Toujours selon François Soulard, une minorité politico-économique détourne depuis environ 20 ans près de un quart du PIB du pays, en produisant un appauvrissement généralisé de la population avec notamment près de 50 % de pauvreté selon les référentiels nationaux. Avant la pandémie, le football argentin produisait environ 1,5 % du PIB. Le modèle industriel du football est le miroir du pays, où l’exportation de matières premières prédomine, à savoir les meilleurs talents générateurs de spectacle, et non la production de produits finis, ce qui serait un avantage pour la vente globale des droits TV dans le monde. «Le football professionnel entre dans l’économie noire car il est encadré par la connivence État-sphère économique privée, particulièrement vorace en Argentine. Les scandales de détournement de fonds ou d’immixtion entre politique, économie et sport sont courants. L’un des derniers en date fut le programme "Football pour tous" (retransmission des matchs sur une plate-forme en ligne en dehors des canaux TV) dans lequel les élites politiques se sont servies largement dans la cagnotte. L’Association du Football Argentin (AFA) est à l’image de ces scandales. Cette connivence explique que ce sont les grands clubs sportifs, partie prenante de cette économie spéculative, qui ont ratifié leur position contre Javier Milei», analyse alors François Soulard.
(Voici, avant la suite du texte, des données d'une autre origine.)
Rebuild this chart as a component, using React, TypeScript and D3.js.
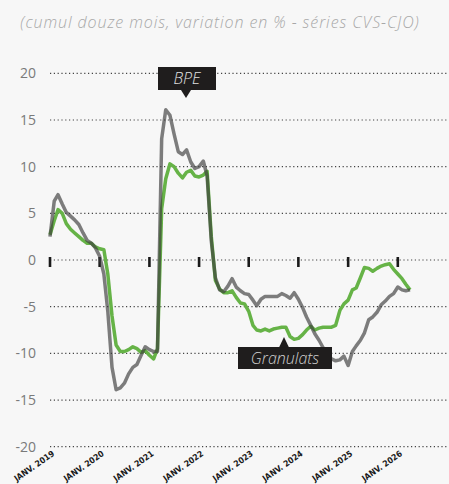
import { useRef, useEffect } from "react";
import * as d3 from "d3";

// monthly series, starting January 2019
const startMonth = new Date(2019, 0, 1);

const bpe = [
  2.5, 6.3, 7.0, 6.0, 5.1, 4.7, 4.3, 3.8, 2.9, 2.1, 1.8, 1.3,
  0.4, -1.5, -5.5, -11.5, -13.9, -13.7, -13.2, -12.2, -11.5, -11.2, -10.2, -9.3,
  -9.6, -9.8, -9.8, 13.0, 16.1, 15.5, 13.5, 11.6, 11.3, 11.8, 10.5, 9.8,
  10.0, 10.6, 9.0, 2.0, -1.9, -3.2, -3.4, -2.8, -2.0, -2.9, -3.3, -3.6,
  -3.7, -4.3, -4.9, -4.2, -3.9, -3.9, -3.9, -3.9, -3.6, -3.8, -4.1, -3.5,
  -4.2, -5.1, -6.1, -7.0, -7.9, -8.6, -9.4, -10.0, -10.6, -10.8, -10.7, -10.3,
  -11.3, -9.8, -9.2, -8.6, -7.8, -6.4, -6.1, -5.6, -4.8, -4.4, -3.9, -3.6,
  -2.9, -3.2, -3.3, -3.2,
];

const granulats = [
  2.7, 4.2, 5.4, 5.0, 3.9, 3.3, 2.9, 2.5, 2.1, 1.8, 1.8, 1.4,
  1.2, 1.1, -1.5, -6.0, -9.1, -9.8, -9.8, -9.6, -9.3, -9.5, -9.9, -9.7,
  -10.2, -10.6, -9.5, 5.5, 8.7, 10.3, 10.0, 9.3, 8.8, 9.4, 9.6, 9.0,
  8.9, 9.1, 9.5, 2.5, -2.2, -3.1, -3.5, -3.5, -3.3, -4.0, -4.6, -4.7,
  -5.5, -7.0, -7.5, -7.6, -7.4, -7.6, -7.4, -7.3, -7.2, -7.2, -8.2, -8.5,
  -8.4, -8.0, -7.5, -7.1, -7.5, -7.3, -7.2, -7.2, -7.2, -7.0, -5.4, -4.7,
  -4.3, -3.2, -3.0, -1.9, -0.8, -0.9, -1.2, -0.9, -0.65, -0.5, -0.4, -1.0,
  -1.5, -2.0, -2.6, -3.2,
];

const yTicks = [20, 15, 10, 5, 0, -5, -10, -15, -20];
const yearTicks = [2019, 2020, 2021, 2022, 2023, 2024, 2025, 2026];
const title = "(cumul douze mois, variation en % - séries CVS-CJO)";

const W = 449;
const H = 484;

const App = () => {
  const svgRef = useRef<SVGSVGElement | null>(null);

  useEffect(() => {
    if (!svgRef.current) return;
    const svg = d3.select(svgRef.current);
    svg.selectAll("*").remove();

    svg.append("rect").attr("width", W).attr("height", H).attr("fill", "#f7f7f7");

    const x = d3
      .scaleTime()
      .domain([new Date(2019, 0, 1), new Date(2026, 0, 1)])
      .range([50, 397.8]);
    const y = d3.scaleLinear().domain([-20, 20]).range([446.7, 73.3]);

    // titre
    svg
      .append("text")
      .attr("x", 220)
      .attr("y", 28)
      .attr("text-anchor", "middle")
      .attr("font-family", "'Open Sans', sans-serif")
      .attr("font-style", "italic")
      .attr("font-weight", 300)
      .attr("font-size", 16)
      .attr("letter-spacing", 0.9)
      .attr("fill", "#a8a8a8")
      .text(title);

    // grille pointillée
    svg
      .append("g")
      .selectAll("line")
      .data(yTicks)
      .join("line")
      .attr("x1", 50)
      .attr("x2", W)
      .attr("y1", (d) => y(d))
      .attr("y2", (d) => y(d))
      .attr("stroke", "#444")
      .attr("stroke-width", 1.2)
      .attr("stroke-dasharray", "1.2,2.6");

    // étiquettes Y
    svg
      .append("g")
      .selectAll("text")
      .data(yTicks)
      .join("text")
      .attr("x", 36)
      .attr("y", (d) => y(d) + 5)
      .attr("text-anchor", "end")
      .attr("font-family", "'Open Sans', sans-serif")
      .attr("font-size", 14)
      .attr("fill", "#7a7a7a")
      .text((d) => d);

    // repères des années sur l'axe 0
    const yearDates = yearTicks.map((yr) => new Date(yr, 0, 1));
    svg
      .append("g")
      .selectAll("line")
      .data(yearDates)
      .join("line")
      .attr("x1", (d) => x(d))
      .attr("x2", (d) => x(d))
      .attr("y1", y(0) - 3)
      .attr("y2", y(0) + 7)
      .attr("stroke", "#1a1a1a")
      .attr("stroke-width", 2.6);

    // étiquettes X
    svg
      .append("g")
      .selectAll("text")
      .data(yearDates)
      .join("text")
      .attr("transform", (d) => `translate(${x(d) + 5},${455}) rotate(-35)`)
      .attr("text-anchor", "end")
      .attr("font-family", "'DejaVu Sans Condensed', 'DejaVu Sans', sans-serif")
      .attr("font-weight", "bold")
      .attr("font-size", 8.5)
      .attr("fill", "#1a1a1a")
      .text((d) => `JANV. ${d.getFullYear()}`);

    const months = (n: number) => d3.timeMonth.range(startMonth, d3.timeMonth.offset(startMonth, n));

    const line = d3
      .line<[Date, number]>()
      .x((d) => x(d[0]))
      .y((d) => y(d[1]));

    const gDates = months(granulats.length);
    svg
      .append("path")
      .datum(gDates.map((d, i) => [d, granulats[i]] as [Date, number]))
      .attr("d", line)
      .attr("fill", "none")
      .attr("stroke", "#66b347")
      .attr("stroke-width", 3.5)
      .attr("stroke-linejoin", "round");

    const bDates = months(bpe.length);
    svg
      .append("path")
      .datum(bDates.map((d, i) => [d, bpe[i]] as [Date, number]))
      .attr("d", line)
      .attr("fill", "none")
      .attr("stroke", "#3c3c3c")
      .attr("stroke-opacity", 0.66)
      .attr("stroke-width", 3.5)
      .attr("stroke-linejoin", "round");

    // étiquette BPE
    const bpeG = svg.append("g");
    bpeG.append("rect").attr("x", 158).attr("y", 67).attr("width", 58).attr("height", 23).attr("fill", "#1f1d1d");
    bpeG.append("path").attr("d", "M181,90 L191,90 L186,98 Z").attr("fill", "#1f1d1d");
    bpeG
      .append("text")
      .attr("x", 187)
      .attr("y", 84)
      .attr("text-anchor", "middle")
      .attr("font-family", "'Open Sans', sans-serif")
      .attr("font-style", "italic")
      .attr("font-weight", 300)
      .attr("font-size", 16)
      .attr("fill", "#e0e0e0")
      .text("BPE");

    // étiquette Granulats
    const grG = svg.append("g");
    grG.append("rect").attr("x", 238).attr("y", 347).attr("width", 94).attr("height", 22).attr("fill", "#1f1d1d");
    grG.append("path").attr("d", "M279,347.5 L289,347.5 L284,337 Z").attr("fill", "#1f1d1d");
    grG
      .append("text")
      .attr("x", 285)
      .attr("y", 364)
      .attr("text-anchor", "middle")
      .attr("font-family", "'Open Sans', sans-serif")
      .attr("font-style", "italic")
      .attr("font-weight", 300)
      .attr("font-size", 16)
      .attr("fill", "#cfcfcf")
      .text("Granulats");
  }, []);

  return (
    <div style={{ position: "absolute", top: 0, left: 0 }}>
      <svg ref={svgRef} width={W} height={H} style={{ display: "block" }}></svg>
    </div>
  );
};

export default App;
Un football politico-social
Le football argentin s’organise sur un modèle où la politique et le social jouent un rôle important. Le fonctionnement des clubs repose sur des supporters-socios, qui offre une cotisation financière pour ainsi devenir en partie propriétaire du club. «Les socios sont le moteur liminaire du football et du sport argentin. L’âme et les principaux sacrifices de la "patrie du ballon rond" y résident. Contre vents et marées, ils maintiennent une vie sociale active et forte, à l’écart des mécanismes de prédation des acteurs puissants. Statutairement, les membres élisent leur comité de direction du club, ce qui donne lieu à de véritables campagnes électorales dans le cas des grandes associations. Schématiquement, dans les clubs importants, les membres peuvent avoir des comportements soit alignés sur le régime parasitaire (partisan des lignes politiques et des trafics en tout genre), soit promoteur des idéaux et valeurs d’un club. On voit régulièrement des mobilisations des communautés sportives justement pour dénoncer les désignations douteuses de tel ou tel référent technique ou administratif», affirme François Soulard. Du côté du Boca Junior, l’un des clubs les plus mythiques d’Argentine, des élections auront également lieu en décembre pour élire la nouvelle direction du club dirigé aujourd’hui par Jorge Amor Ameal.
La frontière entre le sport, la politique, l’économie, le social et la culture est très fine en Argentine. Alors que près de 90% des Argentins affirment être supporter d’un club de football, il est parfois compliqué de discuter d’un domaine sociétal sans en venir à parler de football. La puissance des Socios d’un club est si vaste qu’ils peuvent parfois se confondre et se perdre dans d’autres débats. Le meilleur exemple est celui de Mauricio Macri, président du Boca de 1995 à 2007, avant de devenir chef d’Etat du pays pendant quatre ans entre 2015 et 2019. C’est tout un système qui a ses passions et ses dérives, surtout en Argentine. «Les grands clubs professionnels, qui ont intérêt à maintenir un système spéculatif qui enrichit leurs dirigeants, ont pris part publiquement à la campagne médiatique contre Javier Milei et en faveur de Sergio Massa. Du côté des clubs sociaux, je n’ai pas vu passer de déclarations publiques, mais je suis prêt à parier que leur vote a été en faveur du candidat susceptible de redresser l’économie nationale, donc le pouvoir d’achat des familles», précise François Soulard qui rappelle néanmoins que «le schéma budgétaire 2024 soumis par le gouvernement antérieur cherche à remettre discrètement en question les privilèges dont jouissent les clubs sportifs et l’univers social dont l’exemption d’impôts». Il faudra désormais voir les prochains mois pour observer si le président antisystème, Javier Milei, saura «découper à la tronçonneuse» tous les pans de la société argentine, comme il l’a promis, dans l’espoir de combattre la corruption notamment.